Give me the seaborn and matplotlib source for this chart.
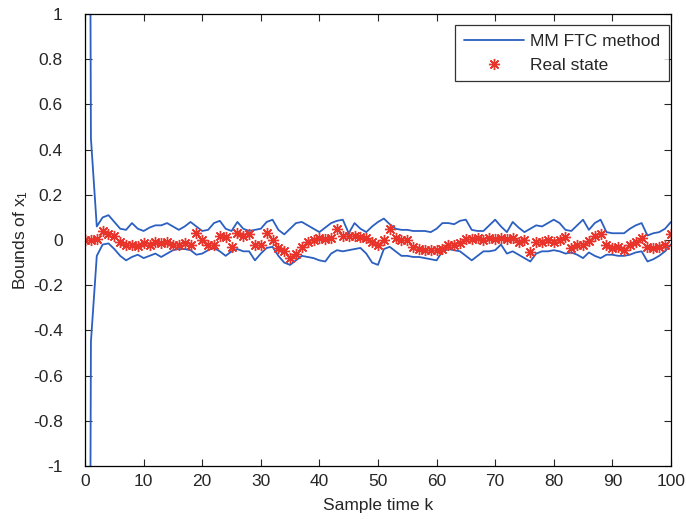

--*--

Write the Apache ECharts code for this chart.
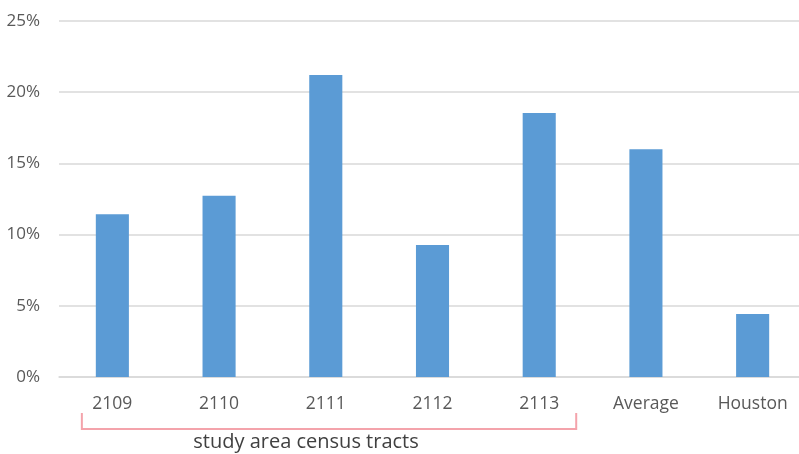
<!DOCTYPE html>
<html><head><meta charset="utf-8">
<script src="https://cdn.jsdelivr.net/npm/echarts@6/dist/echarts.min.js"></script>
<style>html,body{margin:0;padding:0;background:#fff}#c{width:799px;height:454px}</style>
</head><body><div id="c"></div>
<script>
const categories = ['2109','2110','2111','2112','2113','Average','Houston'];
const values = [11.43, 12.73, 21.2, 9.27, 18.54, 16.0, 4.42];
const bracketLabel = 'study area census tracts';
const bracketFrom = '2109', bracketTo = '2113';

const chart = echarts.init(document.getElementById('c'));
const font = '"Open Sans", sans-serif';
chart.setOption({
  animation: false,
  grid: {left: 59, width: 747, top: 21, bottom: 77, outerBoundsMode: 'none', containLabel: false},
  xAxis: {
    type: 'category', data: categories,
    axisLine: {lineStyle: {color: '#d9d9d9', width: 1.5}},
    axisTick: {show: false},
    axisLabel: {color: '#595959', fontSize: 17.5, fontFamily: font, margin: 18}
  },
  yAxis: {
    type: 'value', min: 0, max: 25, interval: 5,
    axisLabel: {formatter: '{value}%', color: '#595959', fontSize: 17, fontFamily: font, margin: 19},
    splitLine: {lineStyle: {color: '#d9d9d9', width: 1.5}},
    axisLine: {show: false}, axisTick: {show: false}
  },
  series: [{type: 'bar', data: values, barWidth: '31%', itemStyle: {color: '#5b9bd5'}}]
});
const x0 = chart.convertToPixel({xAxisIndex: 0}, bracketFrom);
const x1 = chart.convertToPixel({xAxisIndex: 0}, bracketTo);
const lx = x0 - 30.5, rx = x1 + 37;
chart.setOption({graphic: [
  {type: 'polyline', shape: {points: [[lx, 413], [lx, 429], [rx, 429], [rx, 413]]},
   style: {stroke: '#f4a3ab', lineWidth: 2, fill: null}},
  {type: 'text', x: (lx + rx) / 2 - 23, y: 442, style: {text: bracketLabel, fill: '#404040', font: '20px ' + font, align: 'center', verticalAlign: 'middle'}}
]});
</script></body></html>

--*--

**WHAT IS REQUIRED**
Only the lines from the one with "Write the Apache ECharts code for this chart." through the one with "const bracketFrom = '2109', bracketTo" belong in your copy; retype them exactly and drop any pictures.

**REPLY TO THE TASK**
Write the Apache ECharts code for this chart.
<!DOCTYPE html>
<html><head><meta charset="utf-8">
<script src="https://cdn.jsdelivr.net/npm/echarts@6/dist/echarts.min.js"></script>
<style>html,body{margin:0;padding:0;background:#fff}#c{width:799px;height:454px}</style>
</head><body><div id="c"></div>
<script>
const categories = ['2109','2110','2111','2112','2113','Average','Houston'];
const values = [11.43, 12.73, 21.2, 9.27, 18.54, 16.0, 4.42];
const bracketLabel = 'study area census tracts';
const bracketFrom = '2109', bracketTo = '2113';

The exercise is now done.